For the next several days, we put Momma outside as much as we could, in that separate little section of the chicken yard. Near the others, but not integrated with them. She seemed to enjoy her time at play, and would complain when we took her back indoors to her box. (We had to keep her in that box because with the bad weather, we still had both groups of birds living in the single henhouse. There just wasn't a place left to isolate her inside the henhouse with that many birds already in there). She'd squawk when we took her inside, but would settle down and go back to setting on her egg the minute she was put in her box. She would not get off her egg until we picked her up off of it the next day.


Meantime, an interesting thing began to develop.


Her diarrhea began to go away! The fourth day she had outdoor time, we started seeing solid poop drops on the ground. There was no poop in the pen before she went in there the first day (we cleaned up any that was on the ground before we let her go in there). And the pen is closed up where no birds or other animals can go in there, except when we open it up to put birds in or get them back out. The ONLY bird who could have dropped those solid droppings was Momma, the FORMERLY diarrheaic hen.


Once we were sure she was dropping normal poop, we felt we could integrate her back into the larger flock. By that time, the weather was getting warmer as well -- more like normal Memphis winter weather -- and we were able to move the older babies back into the chicken tractor. Once they were moved, we had space to put Momma back into the henhouse -- near her cohort group, but still somewhat isolated from them for precautionary reasons.

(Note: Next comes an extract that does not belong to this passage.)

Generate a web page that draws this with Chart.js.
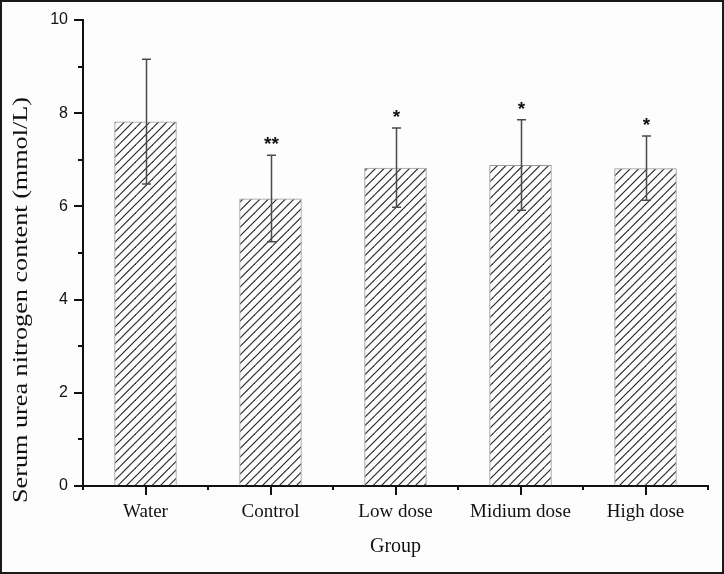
<!DOCTYPE html>
<html>
<head>
<meta charset="utf-8">
<script src="https://cdn.jsdelivr.net/npm/chart.js@4"></script>
<style>
  body { margin: 0; background: #fff; }
  #wrap { width: 724px; height: 574px; }
</style>
</head>
<body>
<div id="wrap"><canvas id="grafico" width="724" height="574"></canvas></div>
<script>
const groups = ["Water", "Control", "Low dose", "Midium dose", "High dose"];
const means = [7.82, 6.17, 6.83, 6.89, 6.82];
const sds = [1.34, 0.93, 0.85, 0.97, 0.69];
const marks = ["", "**", "*", "*", "*"];
const yTicks = [0, 2, 4, 6, 8, 10];

// hatch "///" pattern
function makeHatch() {
  const c = document.createElement("canvas");
  c.width = 17;
  c.height = 17;
  const g = c.getContext("2d");
  g.strokeStyle = "#2b2b2b";
  g.lineWidth = 1.2;
  for (let k = -2; k <= 2; k++) {
    const o = k * 8.5;
    g.beginPath();
    g.moveTo(o - 1, 18);
    g.lineTo(o + 18, -1);
    g.stroke();
  }
  return g.createPattern(c, "repeat");
}

const decor = {
  id: "decor",
  beforeDraw(chart) {
    const c = chart.ctx;
    c.save();
    c.fillStyle = "#fdfdfd";
    c.fillRect(0, 0, chart.width, chart.height);
    c.restore();
  },
  afterDatasetsDraw(chart) {
    const c = chart.ctx;
    const x = chart.scales.x;
    const y = chart.scales.y;
    c.save();
    c.strokeStyle = "#4a4a4a";
    c.lineWidth = 1.5;
    means.forEach(function (m, i) {
      const px = Math.round(x.getPixelForValue(i)) + 0.5;
      const top = y.getPixelForValue(m + sds[i]);
      const bot = y.getPixelForValue(m - sds[i]);
      c.beginPath();
      c.moveTo(px, top);
      c.lineTo(px, bot);
      c.moveTo(px - 4.5, top);
      c.lineTo(px + 4.5, top);
      c.moveTo(px - 4.5, bot);
      c.lineTo(px + 4.5, bot);
      c.stroke();
      if (marks[i]) {
        c.fillStyle = "#111";
        c.font = "bold 19px 'Liberation Sans'";
        c.textAlign = "center";
        c.textBaseline = "middle";
        c.fillText(marks[i], px, top - 10);
      }
    });
    c.restore();
  },
  afterDraw(chart) {
    const c = chart.ctx;
    const x = chart.scales.x;
    const y = chart.scales.y;
    const a = chart.chartArea;
    c.save();
    c.strokeStyle = "#111";
    c.lineWidth = 2;
    // y ticks, long on even values
    for (let v = 0; v <= 10; v++) {
      const py = Math.round(y.getPixelForValue(v));
      const len = v % 2 === 0 ? 9 : 5;
      c.beginPath();
      c.moveTo(a.left, py);
      c.lineTo(a.left - len, py);
      c.stroke();
    }
    // x ticks: long at groups, short between
    const step = (a.right - a.left) / groups.length;
    for (let i = 0; i <= groups.length; i++) {
      const px = Math.round(a.left + i * step);
      c.beginPath();
      c.moveTo(px, a.bottom);
      c.lineTo(px, a.bottom + 4);
      c.stroke();
    }
    groups.forEach(function (g, i) {
      const px = Math.round(x.getPixelForValue(i));
      c.beginPath();
      c.moveTo(px, a.bottom);
      c.lineTo(px, a.bottom + 9);
      c.stroke();
    });
    // y title
    const title = "Serum urea nitrogen content (mmol/L)";
    c.font = "21px 'Liberation Serif'";
    c.fillStyle = "#111";
    c.textAlign = "center";
    c.textBaseline = "middle";
    const w = c.measureText(title).width;
    c.translate(21, 300);
    c.rotate(-Math.PI / 2);
    c.scale(406 / w, 1);
    c.fillText(title, 0, 0);
    c.restore();
    // frame
    c.save();
    c.strokeStyle = "#1a1a1a";
    c.lineWidth = 2;
    c.strokeRect(1, 1, chart.width - 2, chart.height - 2);
    c.restore();
  },
};

const ctx = document.getElementById("grafico");

const chart = new Chart(ctx, {
  type: "bar",
  data: {
    labels: groups,
    datasets: [
      {
        label: "",
        data: means,
        backgroundColor: makeHatch(),
        borderColor: "#9a9a9a",
        borderWidth: 1,
        categoryPercentage: 1,
        barPercentage: 0.5,
      },
    ],
  },
  options: {
    responsive: false,
    animation: false,
    layout: {
      padding: { top: 20, right: 16, left: 0, bottom: 0 },
    },
    scales: {
      x: {
        grid: { display: true, drawOnChartArea: false, drawTicks: true, tickLength: 9, color: "transparent" },
        border: { display: true, color: "#111", width: 2 },
        ticks: {
          padding: 6,
          color: "#111",
          font: { family: "'Liberation Serif'", size: 19 },
        },
        title: {
          display: true,
          text: "Group",
          color: "#111",
          font: { family: "'Liberation Serif'", size: 20 },
          padding: { top: 4, bottom: 15 },
        },
        afterFit: function (scale) {
          scale.height = 88;
        },
      },
      y: {
        min: 0,
        max: 10,
        grid: { display: true, drawOnChartArea: false, drawTicks: true, tickLength: 9, color: "transparent" },
        border: { display: true, color: "#111", width: 2 },
        ticks: {
          stepSize: 1,
          padding: 6,
          color: "#111",
          font: { family: "'Liberation Sans'", size: 16 },
          callback: function (v) {
            return yTicks.includes(v) ? v : "";
          },
        },
        afterFit: function (scale) {
          scale.width = 83;
        },
      },
    },
    plugins: {
      legend: { display: false },
      tooltip: { enabled: false },
    },
  },
  plugins: [decor],
});
</script>
</body>
</html>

But after another day of solid poop, we decided to merge her completely with the older group of hens. She seemed to want that so badly.


Tonight, for the first time, she is completely integrated back into her cohort group. She is no longer acting broody, and her diarrhea problem is gone.


I did read on the net someplace -- it was a reprint of a chicken rearing book published around 1915 or so -- that isolated broodies can get depressed enough to cause diarrhea. But I never found any other source that said that, and I checked veternary sites, two other chicken owner web forums besides this one, and The Chicken Health Book. Not a single one of them even hinted at the possibility that an isolated broody could get so depressed that they would develop severe, chronic diarrhea.


But this hen did.


She successfully hatched a clutch before her six month birthday, but that time, we didn't move her out of the regular henhouse until five days before the babies hatched. So I guess she didn't have time to get depressed.


This time, we moved her within two days of her official "pronouncement" that she was going broody.


And it seems that -- though we certainly didn't mean for it to happen -- we probably caused her alot of harm doing it.


I just thought you folks should know this -- in case something like this might happen to a broody of yours some time in the future.


Edited to add: BTW, the two baby chicks she hatched during this problematic brood are healthy, happy, and living inside the house in a brooder. I'm sorry that we had to pull them away from their nest mother, but we did the best thing we knew to do at the time, and they are doing as well as any store bought chicks do without a nest mom.